[start]

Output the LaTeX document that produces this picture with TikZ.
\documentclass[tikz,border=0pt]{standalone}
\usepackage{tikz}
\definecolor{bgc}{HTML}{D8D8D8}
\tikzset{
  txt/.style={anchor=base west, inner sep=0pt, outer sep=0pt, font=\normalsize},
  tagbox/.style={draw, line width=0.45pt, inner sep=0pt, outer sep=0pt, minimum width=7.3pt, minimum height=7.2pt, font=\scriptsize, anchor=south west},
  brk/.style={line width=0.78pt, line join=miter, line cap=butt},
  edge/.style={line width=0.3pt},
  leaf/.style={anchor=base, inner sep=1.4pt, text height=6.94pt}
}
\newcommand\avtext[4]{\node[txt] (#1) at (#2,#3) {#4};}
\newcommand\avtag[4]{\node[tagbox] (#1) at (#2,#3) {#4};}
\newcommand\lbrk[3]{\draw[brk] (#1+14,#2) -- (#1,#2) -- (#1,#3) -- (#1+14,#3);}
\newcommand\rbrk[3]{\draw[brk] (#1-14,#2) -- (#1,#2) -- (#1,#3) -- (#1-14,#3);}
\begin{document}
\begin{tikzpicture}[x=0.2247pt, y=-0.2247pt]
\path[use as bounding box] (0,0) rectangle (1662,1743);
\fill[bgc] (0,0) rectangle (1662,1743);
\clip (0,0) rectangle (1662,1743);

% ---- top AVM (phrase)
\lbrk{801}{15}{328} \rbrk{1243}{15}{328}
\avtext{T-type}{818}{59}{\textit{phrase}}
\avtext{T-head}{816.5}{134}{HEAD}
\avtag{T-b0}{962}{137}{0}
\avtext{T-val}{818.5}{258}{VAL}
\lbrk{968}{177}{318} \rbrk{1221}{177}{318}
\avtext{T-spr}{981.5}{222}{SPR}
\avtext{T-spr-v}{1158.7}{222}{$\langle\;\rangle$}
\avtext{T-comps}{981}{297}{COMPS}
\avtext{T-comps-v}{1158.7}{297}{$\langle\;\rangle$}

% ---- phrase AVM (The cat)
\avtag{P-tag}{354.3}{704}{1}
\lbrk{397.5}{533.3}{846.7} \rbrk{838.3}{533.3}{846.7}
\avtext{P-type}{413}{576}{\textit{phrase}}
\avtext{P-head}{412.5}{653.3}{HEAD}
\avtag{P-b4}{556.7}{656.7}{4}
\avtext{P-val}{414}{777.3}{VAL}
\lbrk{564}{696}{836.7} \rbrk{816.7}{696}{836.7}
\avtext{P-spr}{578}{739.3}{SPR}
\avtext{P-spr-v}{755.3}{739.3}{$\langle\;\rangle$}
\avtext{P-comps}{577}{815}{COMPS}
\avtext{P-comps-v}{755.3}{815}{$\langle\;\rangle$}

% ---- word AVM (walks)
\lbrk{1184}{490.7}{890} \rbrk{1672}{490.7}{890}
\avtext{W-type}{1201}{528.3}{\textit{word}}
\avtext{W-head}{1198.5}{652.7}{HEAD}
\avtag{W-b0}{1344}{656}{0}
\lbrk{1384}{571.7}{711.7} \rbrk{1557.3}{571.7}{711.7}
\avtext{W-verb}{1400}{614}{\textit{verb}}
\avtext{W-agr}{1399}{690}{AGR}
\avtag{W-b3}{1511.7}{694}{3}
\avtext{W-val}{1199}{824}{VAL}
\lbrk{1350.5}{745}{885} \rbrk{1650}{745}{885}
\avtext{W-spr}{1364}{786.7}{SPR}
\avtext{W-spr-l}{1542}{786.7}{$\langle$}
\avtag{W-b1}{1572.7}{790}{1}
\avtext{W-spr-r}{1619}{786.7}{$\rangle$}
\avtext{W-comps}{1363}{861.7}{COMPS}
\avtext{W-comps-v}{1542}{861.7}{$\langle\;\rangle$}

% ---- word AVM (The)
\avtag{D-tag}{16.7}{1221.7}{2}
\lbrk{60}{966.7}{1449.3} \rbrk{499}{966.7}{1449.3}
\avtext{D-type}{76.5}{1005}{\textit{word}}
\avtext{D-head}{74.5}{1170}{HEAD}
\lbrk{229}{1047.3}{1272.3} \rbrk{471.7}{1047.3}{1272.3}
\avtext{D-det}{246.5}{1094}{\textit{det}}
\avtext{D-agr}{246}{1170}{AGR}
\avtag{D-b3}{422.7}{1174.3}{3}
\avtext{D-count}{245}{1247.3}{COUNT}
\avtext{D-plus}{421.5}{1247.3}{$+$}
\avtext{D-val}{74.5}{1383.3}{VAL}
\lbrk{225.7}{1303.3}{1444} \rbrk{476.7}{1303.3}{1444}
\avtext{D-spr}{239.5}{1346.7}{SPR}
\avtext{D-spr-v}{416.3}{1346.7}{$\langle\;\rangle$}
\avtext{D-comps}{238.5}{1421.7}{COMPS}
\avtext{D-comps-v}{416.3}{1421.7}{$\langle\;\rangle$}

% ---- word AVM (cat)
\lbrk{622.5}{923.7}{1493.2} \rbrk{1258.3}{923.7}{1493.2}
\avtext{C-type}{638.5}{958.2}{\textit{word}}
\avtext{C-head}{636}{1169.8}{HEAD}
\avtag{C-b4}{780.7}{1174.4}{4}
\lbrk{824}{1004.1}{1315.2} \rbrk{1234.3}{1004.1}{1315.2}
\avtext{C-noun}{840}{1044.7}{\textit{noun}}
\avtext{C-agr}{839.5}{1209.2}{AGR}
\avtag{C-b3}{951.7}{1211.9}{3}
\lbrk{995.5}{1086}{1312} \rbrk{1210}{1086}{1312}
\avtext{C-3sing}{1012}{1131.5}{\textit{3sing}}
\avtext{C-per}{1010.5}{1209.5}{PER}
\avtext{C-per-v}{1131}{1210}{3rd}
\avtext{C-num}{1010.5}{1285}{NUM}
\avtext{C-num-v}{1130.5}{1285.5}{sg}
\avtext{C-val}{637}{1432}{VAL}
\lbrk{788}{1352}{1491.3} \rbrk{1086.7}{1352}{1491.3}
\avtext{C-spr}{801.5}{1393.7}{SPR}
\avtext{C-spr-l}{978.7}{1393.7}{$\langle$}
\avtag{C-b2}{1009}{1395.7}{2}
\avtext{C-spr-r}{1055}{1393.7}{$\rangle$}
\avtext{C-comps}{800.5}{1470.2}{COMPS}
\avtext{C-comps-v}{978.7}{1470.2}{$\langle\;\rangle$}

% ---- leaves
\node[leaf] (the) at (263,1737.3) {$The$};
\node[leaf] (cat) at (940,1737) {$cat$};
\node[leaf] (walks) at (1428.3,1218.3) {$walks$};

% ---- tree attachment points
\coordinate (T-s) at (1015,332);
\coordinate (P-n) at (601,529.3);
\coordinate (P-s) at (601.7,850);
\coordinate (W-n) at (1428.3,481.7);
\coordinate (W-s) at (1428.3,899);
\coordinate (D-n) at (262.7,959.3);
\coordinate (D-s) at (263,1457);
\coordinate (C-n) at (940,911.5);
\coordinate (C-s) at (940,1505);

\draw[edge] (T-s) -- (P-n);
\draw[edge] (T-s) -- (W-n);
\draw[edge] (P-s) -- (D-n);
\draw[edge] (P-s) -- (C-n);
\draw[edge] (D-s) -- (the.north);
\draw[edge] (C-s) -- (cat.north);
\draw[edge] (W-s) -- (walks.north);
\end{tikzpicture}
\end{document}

[end]
[start]

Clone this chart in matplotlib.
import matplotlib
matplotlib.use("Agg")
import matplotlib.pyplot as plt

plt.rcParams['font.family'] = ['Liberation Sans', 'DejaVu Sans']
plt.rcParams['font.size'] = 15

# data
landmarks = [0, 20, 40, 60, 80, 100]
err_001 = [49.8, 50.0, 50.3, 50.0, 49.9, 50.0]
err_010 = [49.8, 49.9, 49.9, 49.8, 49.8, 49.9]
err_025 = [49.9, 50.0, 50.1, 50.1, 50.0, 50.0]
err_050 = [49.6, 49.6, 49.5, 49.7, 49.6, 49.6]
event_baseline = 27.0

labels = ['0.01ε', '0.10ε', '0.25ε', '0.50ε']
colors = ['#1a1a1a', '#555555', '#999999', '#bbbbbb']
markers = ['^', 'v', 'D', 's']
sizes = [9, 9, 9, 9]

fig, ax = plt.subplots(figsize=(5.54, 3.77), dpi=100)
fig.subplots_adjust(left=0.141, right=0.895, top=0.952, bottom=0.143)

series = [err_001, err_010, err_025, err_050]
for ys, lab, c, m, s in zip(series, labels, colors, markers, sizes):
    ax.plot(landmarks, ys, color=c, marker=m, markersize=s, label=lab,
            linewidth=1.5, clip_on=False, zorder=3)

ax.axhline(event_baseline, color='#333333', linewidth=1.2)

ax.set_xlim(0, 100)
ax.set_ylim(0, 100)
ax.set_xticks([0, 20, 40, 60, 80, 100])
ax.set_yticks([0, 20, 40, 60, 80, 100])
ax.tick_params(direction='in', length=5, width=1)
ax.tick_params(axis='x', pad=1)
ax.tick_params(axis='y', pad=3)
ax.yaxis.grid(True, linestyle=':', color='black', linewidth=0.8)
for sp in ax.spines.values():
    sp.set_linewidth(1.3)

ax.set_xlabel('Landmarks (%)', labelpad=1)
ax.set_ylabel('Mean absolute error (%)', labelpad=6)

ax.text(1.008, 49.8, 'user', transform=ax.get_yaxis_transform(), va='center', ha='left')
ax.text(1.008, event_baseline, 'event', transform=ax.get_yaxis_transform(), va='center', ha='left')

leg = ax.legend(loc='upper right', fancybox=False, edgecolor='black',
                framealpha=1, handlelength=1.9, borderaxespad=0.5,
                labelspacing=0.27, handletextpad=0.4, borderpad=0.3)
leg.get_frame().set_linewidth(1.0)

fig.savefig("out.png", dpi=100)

[end]

YOUR GOAL → Show the lines of the records that include the string "matplotlib".

SOLVED PROBLEM →
Clone this chart in matplotlib.
import matplotlib
matplotlib.use("Agg")
import matplotlib.pyplot as plt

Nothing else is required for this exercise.